Two datapoints support that path: the company is already beating and raising (Q1 beat and Q2 guidance ahead of expectations), and industry forecasts point to a high-end packaging market expanding at roughly a double-digit CAGR. Combine mid-single-digit organic growth with margin expansion and modest multiple expansion and the $95 target laid out below is plausible in a mid-term horizon.


Catalysts to watch (near-term to mid-term)

  • Customer ramps for AI/datacenter chips - wins or production ramps announced by major customers would materially improve revenue visibility.
  • Upcoming quarterly report and conference call where management can provide forward indicators or stronger-than-expected guidance.
  • Industry announcements (equipment orders, partner wins) that validate the broader advanced packaging market growth narrative.
  • Analyst upgrades and target increases following consecutive beats - continued positive research notes can accelerate the re-rating.

Trade plan - actionable and time-bound

Recommendation: Go long AMKR at an entry of $76.70. Set a stop loss at $68.00 to limit downside if the re-rating stalls. Primary target is $95.00. This is a mid-term (45 trading days) swing intended to capture the next multiple-expansion leg driven by continued execution and positive catalysts.

Why these levels? $76.70 is near the recent trade level and above the short-term moving averages, allowing an entry that participates in momentum while limiting slippage. A $68 stop protects capital below the last consolidation zone and preserves a defined risk-reward ratio. The $95 target reflects a combination of EPS progression implied by management guidance and a realistic multiple expansion as the market re-prices Amkor closer to premium OSAT peers with advanced packaging exposure.

Trade sizing: keep this position as a tactical sleeve - 2-5% of portfolio for most retail allocations - and reassess after the next earnings or material customer disclosures.

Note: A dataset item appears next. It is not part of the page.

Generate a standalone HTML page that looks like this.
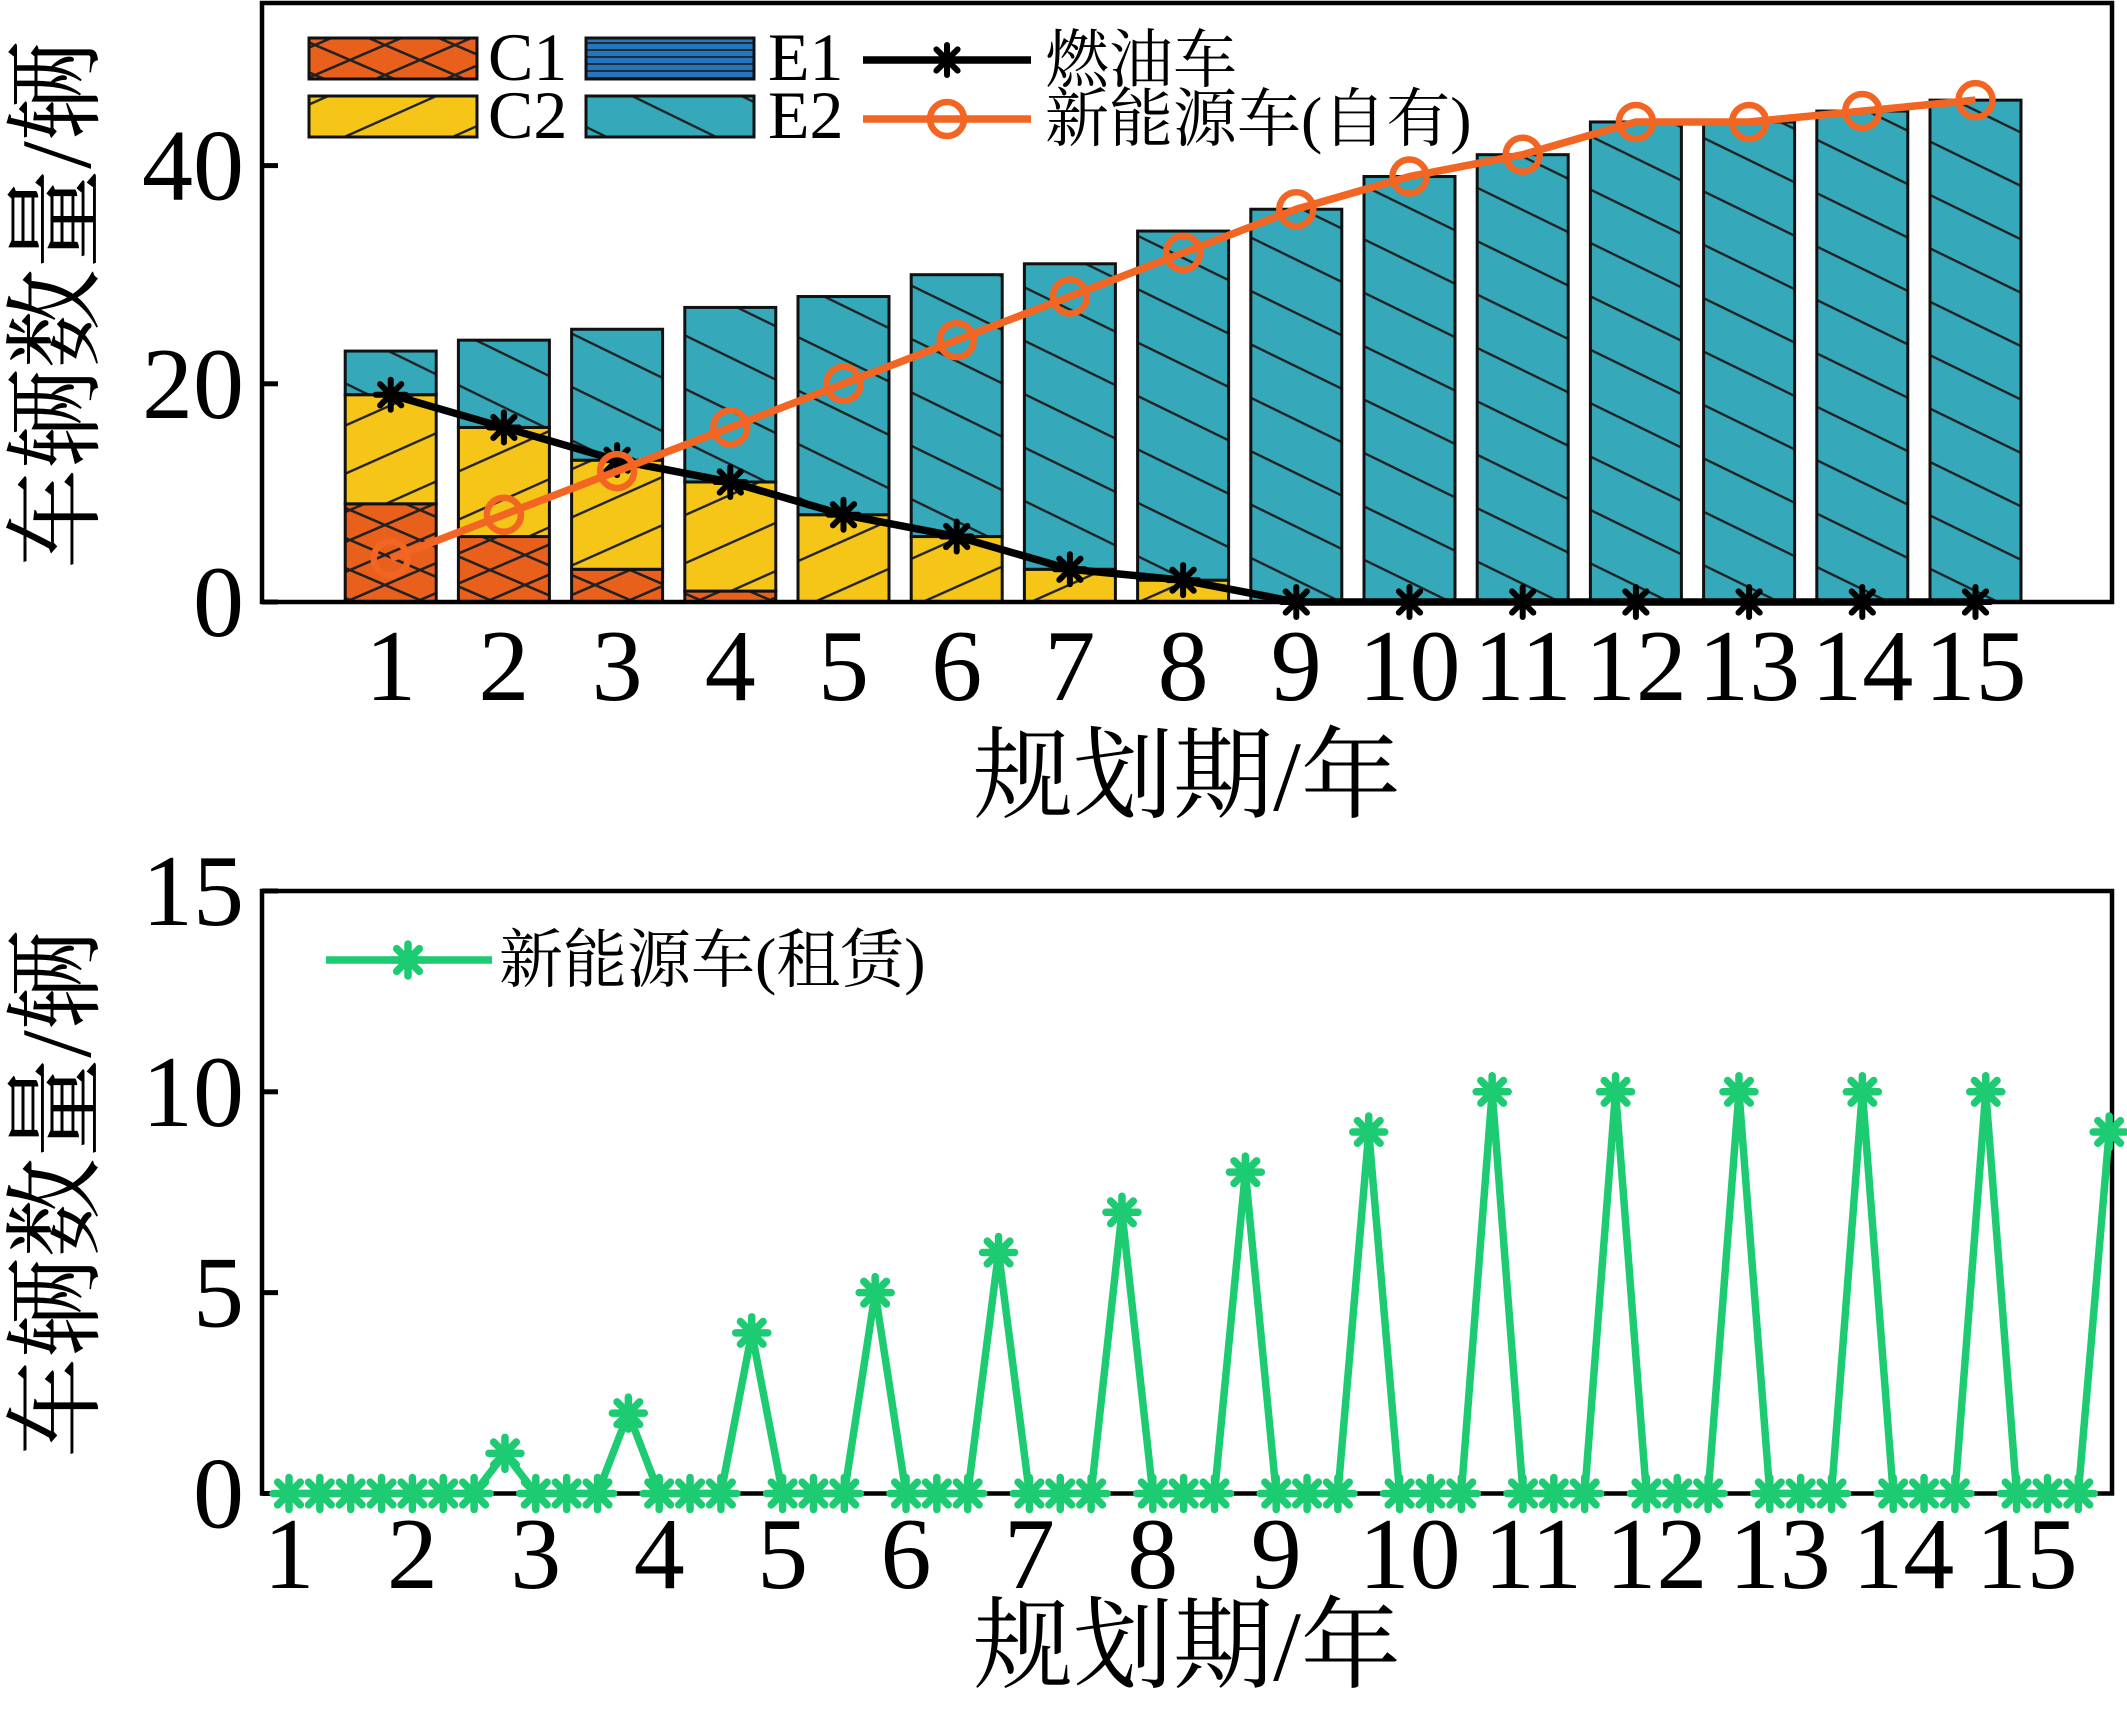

Risks (balanced, not exhaustive)

  • Execution risk - if Amkor fails to scale advanced packaging production as customers ramp, margins and revenue growth could disappoint and reverse the re-rating.
  • Cyclical semiconductor demand - end-market weakness (PC, handset, or datacenter downdrafts) could reduce order visibility and compress utilization across OSATs.
  • Capital intensity and lead times - advanced packaging requires capital and time; any delays or higher-than-expected capex can depress free cash flow and investor sentiment.
  • Competitive pressure - other OSATs or captive packaging by large IDM partners could blunt market share gains and margin expansion.
  • Macro/market risk - broad market sell-offs (rate surprises, geopolitical shocks) could hit growthier, premium multiple names like AMKR harder than the market average.

Counterargument

A reasonable counter view is that the market has already priced in the advanced packaging growth and that Amkor's trailing P/E near 44 leaves little margin for execution misses. If the company posts only modest sequential growth or flags higher capex, the stock could derate quickly. That makes the stop loss critical; the trade is not a buy-and-forget position but a tactical play relying on continued positive news flow.


Conclusion and what would change my mind

I am moderately bullish on AMKR over the next 45 trading days. The company is executing on higher-value packaging work, producing upside surprises and guiding higher - the classic setup for a mid-term re-rating. The balance sheet is healthy (current ratio ~2.0 and low leverage), which reduces the risk that capex or working capital needs will derail execution in the near term.

What would change my mind: a credible slowdown in customer ramps, materially softer guidance, or a sudden meaningful expansion of capex guidance that squeezes free cash flow would all prompt me to abandon the long and tighten risk controls. Conversely, sustained beats, stronger-than-expected customer disclosures, or an analyst wave of upward revisions would push me to add to the position and extend the horizon toward a longer-term holding.


Trade snapshot

Entry: $76.70 | Stop loss: $68.00 | Target: $95.00 | Horizon: mid term (45 trading days) | Direction: Long


Key data points used: recent quarter beats (EPS $0.33 vs $0.22, revenue $1.69B), Q2 guidance (EPS $0.42 - $0.52; revenue $1.75 - $1.85B), market cap ~$19.01B, P/E ~43.7, free cash flow ~$167.2M, current ratio ~2.01 and debt-to-equity ~0.31.

If you take this trade, size it to your risk tolerance, set the stop loss before entering, and be ready to react to the next earnings and customer announcements. The Arizona re-rating has room to run, but the path will be punctuated by data - respect the risk and focus on execution milestones.

Risks

  • Execution risk: failure to ramp advanced packaging could compress margins and derate the stock.
  • Semiconductor cyclicality: demand shocks in datacenter or consumer segments could reduce orders.
  • Capital intensity: higher-than-expected capex or delayed equipment delivery could hit free cash flow.
  • Competition: rival OSATs or in-house packaging by chipmakers could limit market share gains.